Only the lines from the start of the data through the line containing "['BSA', 'PSO', 'GWO', 'WOA', 'EAO', 'CCO', 'HAGWO', 'BRKGA'];" should be written out, exactly as they are, with both ends included and the pictures left out.

-- BEGIN Data provided --

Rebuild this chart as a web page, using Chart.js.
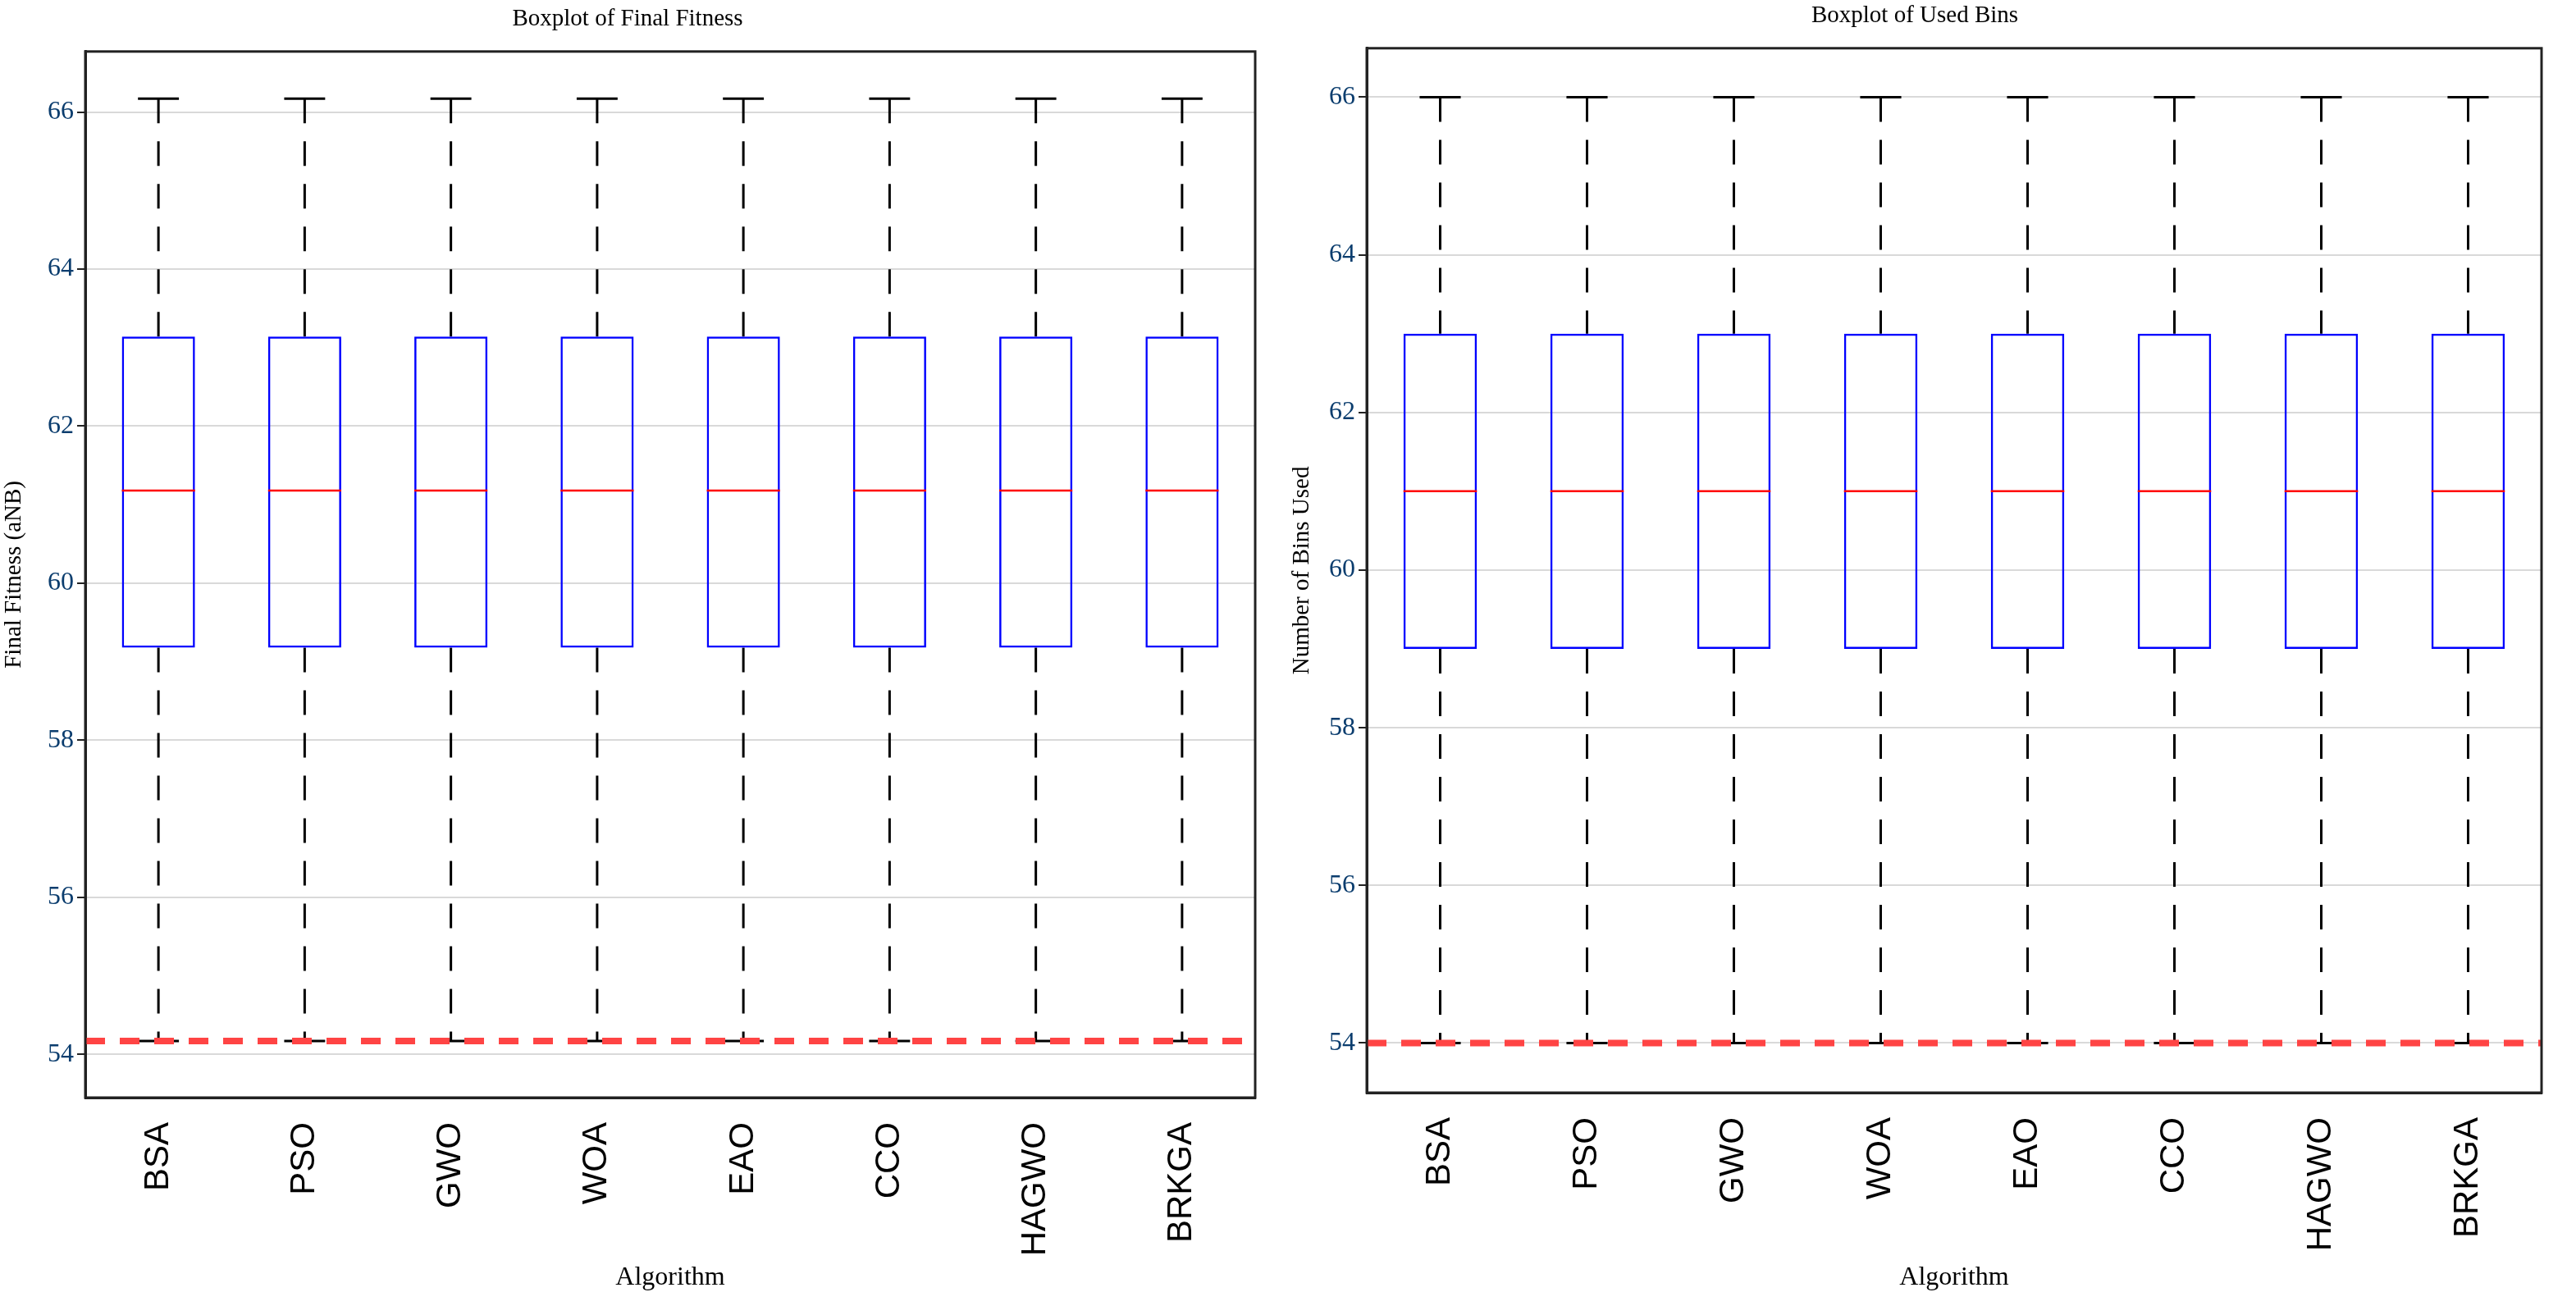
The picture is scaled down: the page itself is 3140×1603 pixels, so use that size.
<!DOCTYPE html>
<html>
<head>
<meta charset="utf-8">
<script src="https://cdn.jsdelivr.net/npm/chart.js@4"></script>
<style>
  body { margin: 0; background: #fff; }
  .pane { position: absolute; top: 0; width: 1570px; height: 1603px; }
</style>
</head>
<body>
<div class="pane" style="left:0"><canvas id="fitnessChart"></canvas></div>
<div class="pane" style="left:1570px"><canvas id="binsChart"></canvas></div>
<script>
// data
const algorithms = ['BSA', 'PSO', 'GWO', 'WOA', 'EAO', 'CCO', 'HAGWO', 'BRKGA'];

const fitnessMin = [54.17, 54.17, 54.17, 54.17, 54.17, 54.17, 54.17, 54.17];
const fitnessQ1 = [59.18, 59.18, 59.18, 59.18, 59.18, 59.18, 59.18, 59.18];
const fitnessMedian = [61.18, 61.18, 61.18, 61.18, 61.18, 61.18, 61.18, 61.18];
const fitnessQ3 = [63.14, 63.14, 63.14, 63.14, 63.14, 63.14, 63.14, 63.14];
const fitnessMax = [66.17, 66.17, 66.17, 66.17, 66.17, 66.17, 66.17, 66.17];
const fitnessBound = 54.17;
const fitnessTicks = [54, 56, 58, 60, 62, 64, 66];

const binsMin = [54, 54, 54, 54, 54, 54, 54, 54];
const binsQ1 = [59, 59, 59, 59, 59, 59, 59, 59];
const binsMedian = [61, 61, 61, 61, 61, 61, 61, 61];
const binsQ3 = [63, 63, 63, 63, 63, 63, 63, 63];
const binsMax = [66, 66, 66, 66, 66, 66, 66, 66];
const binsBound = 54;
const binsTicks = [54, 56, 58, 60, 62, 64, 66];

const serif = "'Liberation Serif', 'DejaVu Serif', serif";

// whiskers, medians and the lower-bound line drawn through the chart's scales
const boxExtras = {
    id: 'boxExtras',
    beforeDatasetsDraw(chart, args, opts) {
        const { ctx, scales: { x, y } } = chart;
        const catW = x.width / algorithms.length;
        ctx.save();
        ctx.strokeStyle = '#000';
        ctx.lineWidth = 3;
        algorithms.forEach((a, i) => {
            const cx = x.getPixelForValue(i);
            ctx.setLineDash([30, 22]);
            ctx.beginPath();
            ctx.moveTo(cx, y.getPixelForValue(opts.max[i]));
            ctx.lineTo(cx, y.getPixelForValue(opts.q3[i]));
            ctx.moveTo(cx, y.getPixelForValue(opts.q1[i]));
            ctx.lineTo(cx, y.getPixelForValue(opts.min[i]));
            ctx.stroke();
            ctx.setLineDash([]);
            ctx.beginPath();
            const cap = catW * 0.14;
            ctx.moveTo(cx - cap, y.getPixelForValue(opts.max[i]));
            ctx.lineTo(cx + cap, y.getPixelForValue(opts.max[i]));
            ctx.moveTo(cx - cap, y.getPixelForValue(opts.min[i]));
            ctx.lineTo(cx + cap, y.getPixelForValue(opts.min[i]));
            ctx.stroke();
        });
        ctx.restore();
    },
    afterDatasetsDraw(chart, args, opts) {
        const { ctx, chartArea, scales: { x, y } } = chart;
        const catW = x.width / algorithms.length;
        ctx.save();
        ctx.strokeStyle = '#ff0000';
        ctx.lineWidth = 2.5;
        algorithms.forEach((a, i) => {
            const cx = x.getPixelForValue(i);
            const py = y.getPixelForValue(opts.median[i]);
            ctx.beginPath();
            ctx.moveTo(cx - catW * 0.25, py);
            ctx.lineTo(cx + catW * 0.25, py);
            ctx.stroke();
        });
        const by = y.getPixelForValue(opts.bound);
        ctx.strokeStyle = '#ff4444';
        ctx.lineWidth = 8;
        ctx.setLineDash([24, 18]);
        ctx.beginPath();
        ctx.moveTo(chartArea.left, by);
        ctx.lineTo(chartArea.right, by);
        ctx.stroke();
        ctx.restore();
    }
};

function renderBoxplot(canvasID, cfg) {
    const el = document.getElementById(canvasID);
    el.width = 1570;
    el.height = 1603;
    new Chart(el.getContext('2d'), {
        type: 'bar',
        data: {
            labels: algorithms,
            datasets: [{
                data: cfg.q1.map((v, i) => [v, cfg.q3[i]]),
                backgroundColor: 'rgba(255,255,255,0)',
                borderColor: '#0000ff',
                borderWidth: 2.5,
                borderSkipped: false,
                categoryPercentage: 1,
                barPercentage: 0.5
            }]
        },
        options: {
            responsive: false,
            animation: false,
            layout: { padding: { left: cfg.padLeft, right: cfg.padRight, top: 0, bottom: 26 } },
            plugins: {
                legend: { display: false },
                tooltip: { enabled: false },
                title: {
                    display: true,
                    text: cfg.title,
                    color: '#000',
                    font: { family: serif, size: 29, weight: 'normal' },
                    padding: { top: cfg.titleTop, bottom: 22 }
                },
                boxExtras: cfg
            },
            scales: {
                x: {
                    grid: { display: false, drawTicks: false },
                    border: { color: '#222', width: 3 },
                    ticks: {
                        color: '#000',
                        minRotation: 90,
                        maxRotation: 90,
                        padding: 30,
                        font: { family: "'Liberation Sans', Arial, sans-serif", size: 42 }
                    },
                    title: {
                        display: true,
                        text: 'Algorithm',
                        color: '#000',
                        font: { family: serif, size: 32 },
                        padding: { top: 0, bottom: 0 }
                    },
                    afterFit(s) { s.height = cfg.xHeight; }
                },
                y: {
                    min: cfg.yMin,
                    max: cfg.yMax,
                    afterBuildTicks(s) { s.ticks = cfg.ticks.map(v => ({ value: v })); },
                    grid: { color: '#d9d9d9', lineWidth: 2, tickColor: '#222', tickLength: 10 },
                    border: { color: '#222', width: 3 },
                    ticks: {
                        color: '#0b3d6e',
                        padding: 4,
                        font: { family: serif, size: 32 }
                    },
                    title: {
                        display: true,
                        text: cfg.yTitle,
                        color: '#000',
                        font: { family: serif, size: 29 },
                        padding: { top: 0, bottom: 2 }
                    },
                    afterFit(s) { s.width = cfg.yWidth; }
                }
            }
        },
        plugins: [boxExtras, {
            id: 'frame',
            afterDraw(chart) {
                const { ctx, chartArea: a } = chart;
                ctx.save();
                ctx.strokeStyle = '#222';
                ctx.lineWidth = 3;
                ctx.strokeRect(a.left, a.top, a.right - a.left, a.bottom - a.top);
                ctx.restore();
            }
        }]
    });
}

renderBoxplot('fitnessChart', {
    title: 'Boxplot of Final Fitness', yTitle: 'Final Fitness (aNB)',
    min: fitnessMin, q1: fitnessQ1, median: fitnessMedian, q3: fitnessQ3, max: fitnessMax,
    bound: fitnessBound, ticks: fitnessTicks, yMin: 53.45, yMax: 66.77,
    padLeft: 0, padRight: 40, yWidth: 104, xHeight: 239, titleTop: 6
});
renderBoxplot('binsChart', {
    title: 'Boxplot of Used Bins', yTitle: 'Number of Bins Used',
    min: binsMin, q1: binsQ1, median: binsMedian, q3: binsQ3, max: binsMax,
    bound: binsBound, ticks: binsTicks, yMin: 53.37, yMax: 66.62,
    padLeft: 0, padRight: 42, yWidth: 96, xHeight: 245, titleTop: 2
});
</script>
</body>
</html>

-- END Data provided --

Worked solution:
Rebuild this chart as a web page, using Chart.js.
The picture is scaled down: the page itself is 3140×1603 pixels, so use that size.
<!DOCTYPE html>
<html>
<head>
<meta charset="utf-8">
<script src="https://cdn.jsdelivr.net/npm/chart.js@4"></script>
<style>
  body { margin: 0; background: #fff; }
  .pane { position: absolute; top: 0; width: 1570px; height: 1603px; }
</style>
</head>
<body>
<div class="pane" style="left:0"><canvas id="fitnessChart"></canvas></div>
<div class="pane" style="left:1570px"><canvas id="binsChart"></canvas></div>
<script>
// data
const algorithms = ['BSA', 'PSO', 'GWO', 'WOA', 'EAO', 'CCO', 'HAGWO', 'BRKGA'];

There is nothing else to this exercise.